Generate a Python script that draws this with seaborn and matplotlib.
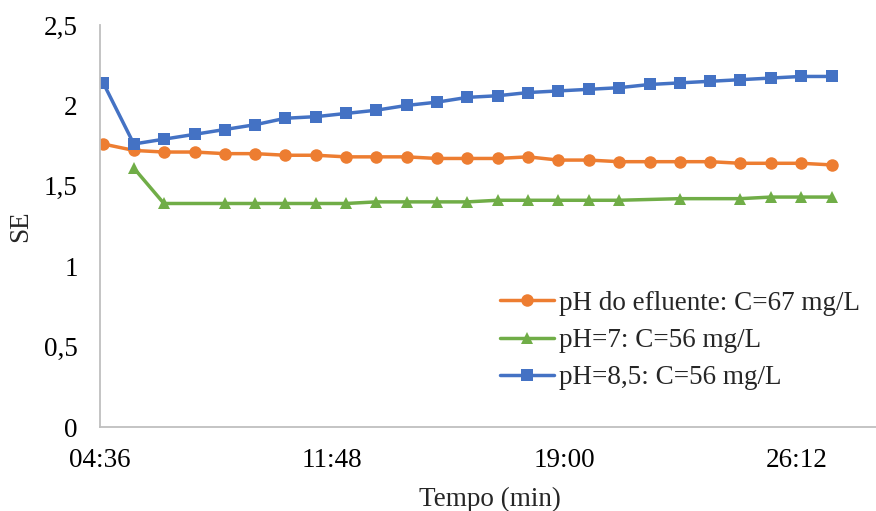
import matplotlib
matplotlib.use("Agg")
import matplotlib.pyplot as plt
import numpy as np
import pandas as pd
import seaborn as sns
from matplotlib.ticker import FixedLocator, FixedFormatter

# Sampling instants (mm:ss)
tempos = ["04:42", "05:39", "06:35", "07:32", "08:28", "09:25", "10:21", "11:18",
          "12:14", "13:10", "14:07", "15:03", "16:00", "16:56", "17:53", "18:49",
          "19:46", "20:42", "21:39", "22:35", "23:32", "24:28", "25:25", "26:21",
          "27:18"]

se_efluente = [1.76, 1.72, 1.71, 1.71, 1.70, 1.70, 1.69, 1.69, 1.68, 1.68, 1.68,
               1.67, 1.67, 1.67, 1.68, 1.66, 1.66, 1.65, 1.65, 1.65, 1.65, 1.64,
               1.64, 1.64, 1.63]
se_ph7 = [np.nan, 1.61, 1.39, np.nan, 1.39, 1.39, 1.39, 1.39, 1.39, 1.40, 1.40,
          1.40, 1.40, 1.41, 1.41, 1.41, 1.41, 1.41, np.nan, 1.42, np.nan, 1.42,
          1.43, 1.43, 1.43]
se_ph85 = [2.14, 1.76, 1.79, 1.82, 1.85, 1.88, 1.92, 1.93, 1.95, 1.97, 2.00,
           2.02, 2.05, 2.06, 2.08, 2.09, 2.10, 2.11, 2.13, 2.14, 2.15, 2.16,
           2.17, 2.18, 2.18]

series_names = ["pH do efluente: C=67 mg/L", "pH=7: C=56 mg/L", "pH=8,5: C=56 mg/L"]
series_colors = ["#ED7D31", "#70AD47", "#4472C4"]
series_markers = ["o", "^", "s"]

x_tick_labels = ["04:36", "11:48", "19:00", "26:12"]
y_ticks = [0, 0.5, 1, 1.5, 2, 2.5]
y_tick_labels = ["0", "0,5", "1", "1,5", "2", "2,5"]

FS = 19.5


def to_seconds(s):
    m, sec = s.split(":")
    return int(m) * 60 + int(sec)


secs = [to_seconds(t) for t in tempos]
frames = []
for name, vals in zip(series_names, [se_efluente, se_ph7, se_ph85]):
    frames.append(pd.DataFrame({"t": secs, "SE": vals, "serie": name}))
df = pd.concat(frames, ignore_index=True).dropna()

sns.set_theme(style="white")
plt.rcParams["font.family"] = ["Liberation Serif", "DejaVu Serif"]

fig = plt.figure(figsize=(8.76, 5.11), dpi=100)
ax = fig.add_axes([100 / 876, 1 - 427 / 511, 780 / 876, (427 - 25) / 511])

sns.lineplot(
    data=df, x="t", y="SE", hue="serie", style="serie",
    hue_order=series_names, style_order=series_names,
    palette=dict(zip(series_names, series_colors)),
    markers=dict(zip(series_names, series_markers)),
    dashes=False, linewidth=2.5, markersize=9, markeredgewidth=0,
    ax=ax, sort=False,
)

tick_secs = [to_seconds(t) for t in x_tick_labels]
ax.set_xlim(tick_secs[0], 1728)
ax.set_ylim(0, 2.5)
ax.xaxis.set_major_locator(FixedLocator(tick_secs))
ax.xaxis.set_major_formatter(FixedFormatter(x_tick_labels))
ax.yaxis.set_major_locator(FixedLocator(y_ticks))
ax.yaxis.set_major_formatter(FixedFormatter(y_tick_labels))

ax.tick_params(axis="both", length=0, labelsize=FS, colors="#000000")
ax.tick_params(axis="y", pad=16)
ax.tick_params(axis="x", pad=15)
ax.grid(False)

for side in ["top", "right"]:
    ax.spines[side].set_visible(False)
for side in ["left", "bottom"]:
    ax.spines[side].set_color("#BFBFBF")
    ax.spines[side].set_linewidth(1.3)

ax.set_xlabel("Tempo (min)", fontsize=FS, labelpad=10)
ax.set_ylabel("SE", fontsize=FS, labelpad=8)

sns.move_legend(
    ax, "center", bbox_to_anchor=(680 / 876, 1 - 340.6 / 511),
    bbox_transform=fig.transFigure, frameon=False, title=None,
    fontsize=FS, handlelength=2.0, handletextpad=0.2, labelspacing=0.45,
    borderpad=0, borderaxespad=0,
)
for h in ax.get_legend().legend_handles:
    h.set_linewidth(2.5)
    h.set_markersize(9)
    h.set_markeredgewidth(0)

fig.savefig("out.png", dpi=100)
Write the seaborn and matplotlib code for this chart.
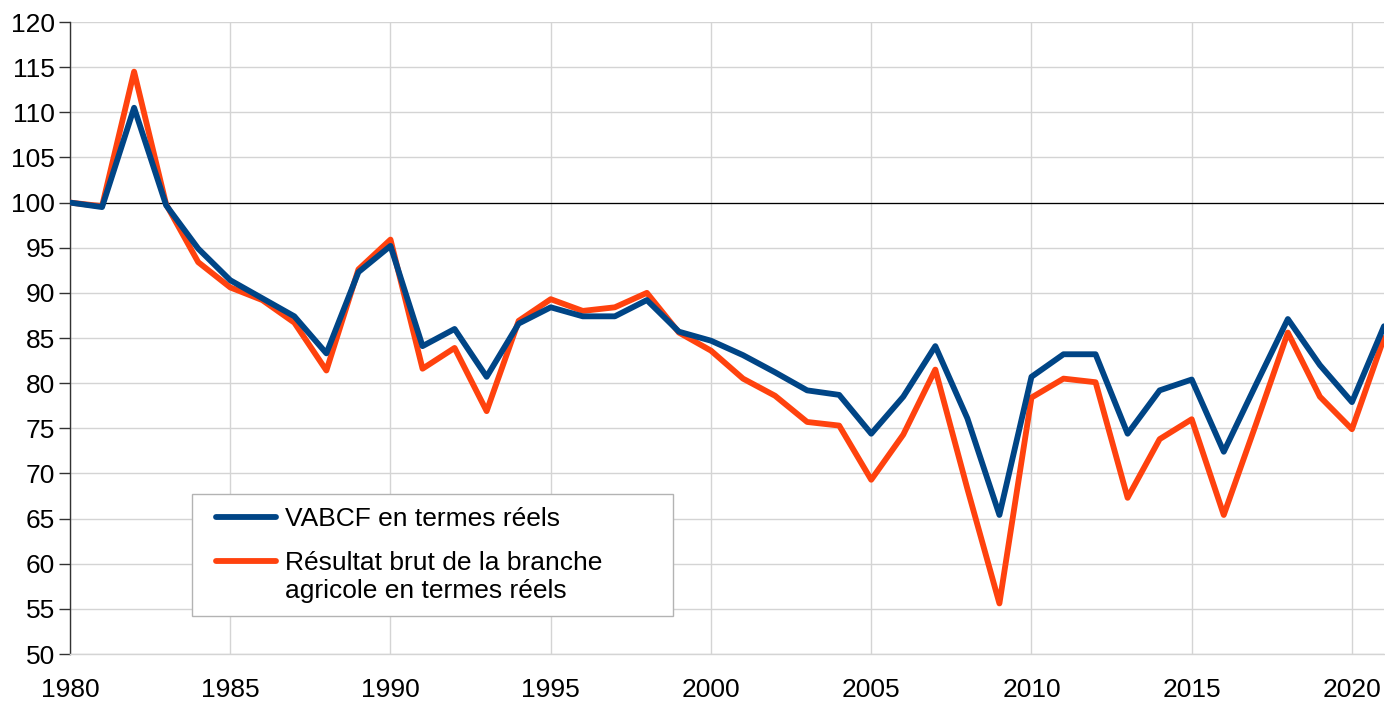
import numpy as np
import pandas as pd
import matplotlib
matplotlib.use("Agg")
import matplotlib.pyplot as plt
import seaborn as sns
from matplotlib.lines import Line2D
from matplotlib.legend_handler import HandlerLine2D

years = list(range(1980, 2022))
vabcf = [100.0, 99.5, 110.5, 99.7, 94.9, 91.4, 89.4, 87.4, 83.3, 92.3,
         95.2, 84.1, 86.0, 80.7, 86.6, 88.4, 87.4, 87.4, 89.2, 85.7,
         84.7, 83.1, 81.2, 79.2, 78.7, 74.4, 78.5, 84.1, 76.1, 65.4,
         80.7, 83.2, 83.2, 74.4, 79.2, 80.4, 72.4, 79.8, 87.1, 82.0,
         77.9, 86.3]
resultat = [100.0, 99.6, 114.5, 99.8, 93.4, 90.6, 89.2, 86.7, 81.4, 92.6,
            95.9, 81.6, 83.9, 76.9, 86.9, 89.3, 88.0, 88.4, 90.0, 85.6,
            83.6, 80.5, 78.6, 75.7, 75.3, 69.3, 74.3, 81.5, 68.3, 55.6,
            78.4, 80.5, 80.1, 67.3, 73.8, 76.0, 65.4, 75.4, 85.6, 78.5,
            74.9, 85.0]
label_a = "VABCF en termes réels"
label_b = "Résultat brut de la branche\nagricole en termes réels"
y_ticks = list(range(50, 121, 5))
x_ticks = list(range(1980, 2021, 5))

color_a = "#004586"
color_b = "#FF420E"

df = pd.DataFrame({
    "Année": years * 2,
    "Indice": vabcf + resultat,
    "Série": [label_a] * len(years) + [label_b] * len(years),
})

sns.set_theme(style="white")
plt.rcParams["font.family"] = ["Liberation Sans", "DejaVu Sans"]
plt.rcParams["text.color"] = "black"
plt.rcParams["xtick.color"] = "black"
plt.rcParams["ytick.color"] = "black"

fig = plt.figure(figsize=(13.85, 7.01), dpi=100)
ax = fig.add_axes([70 / 1385, 1 - 654 / 701, 1314 / 1385, 632 / 701])

ax.set_axisbelow(True)
ax.grid(True, color="#d4d4d4", linewidth=1.0)
ax.axhline(100, color="black", linewidth=0.9, zorder=1.5)

sns.lineplot(data=df, x="Année", y="Indice", hue="Série",
             palette={label_a: color_a, label_b: color_b},
             hue_order=[label_b, label_a],
             linewidth=4.2, ax=ax, legend=False, zorder=3)

ax.set_xlim(1980, 2021)
ax.set_ylim(50, 120)
ax.set_xticks(x_ticks)
ax.set_yticks(y_ticks)
ax.set_xlabel("")
ax.set_ylabel("")
ax.tick_params(axis="y", which="major", direction="out", length=8, width=1,
               color="#333333", labelcolor="black", pad=3, labelsize=19,
               left=True)
ax.tick_params(axis="x", which="major", length=0, pad=17, labelsize=19,
               labelcolor="black")

for s in ["top", "right"]:
    ax.spines[s].set_visible(False)
ax.spines["left"].set_color("#333333")
ax.spines["left"].set_linewidth(1.0)
ax.spines["bottom"].set_color("#d4d4d4")
ax.spines["bottom"].set_linewidth(1.0)

handles = [Line2D([], [], color=color_a, linewidth=4.2),
           Line2D([], [], color=color_b, linewidth=4.2)]
hmap = {h: HandlerLine2D(xpad=0.42) for h in handles}
leg = ax.legend(handles, [label_a, label_b], loc="lower left",
                bbox_to_anchor=(0.0926, 0.060, 0.366, 0.19),
                mode="expand", borderaxespad=0, handler_map=hmap,
                fontsize=19, frameon=True, fancybox=False,
                handlelength=2.69, handletextpad=0.34, borderpad=0.5,
                labelspacing=0.75, edgecolor="#b3b3b3", framealpha=1)
leg.get_frame().set_linewidth(1.0)
# align the second handle with the first line of its two-line label
h2 = leg.legend_handles[1]
yd = np.asarray(h2.get_ydata(), dtype=float)
h2.set_ydata(yd + 12.0)

fig.savefig("out.png", dpi=100)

------------------------------------

» **GOAL**
Among the entries above, locate the line with "Write the seaborn" and the line with "from matplotlib.legend_handler import". Give those two lines and all lines between them again, exactly, leaving out the pictures.

» **ANSWER BELOW**
Write the seaborn and matplotlib code for this chart.
import numpy as np
import pandas as pd
import matplotlib
matplotlib.use("Agg")
import matplotlib.pyplot as plt
import seaborn as sns
from matplotlib.lines import Line2D
from matplotlib.legend_handler import HandlerLine2D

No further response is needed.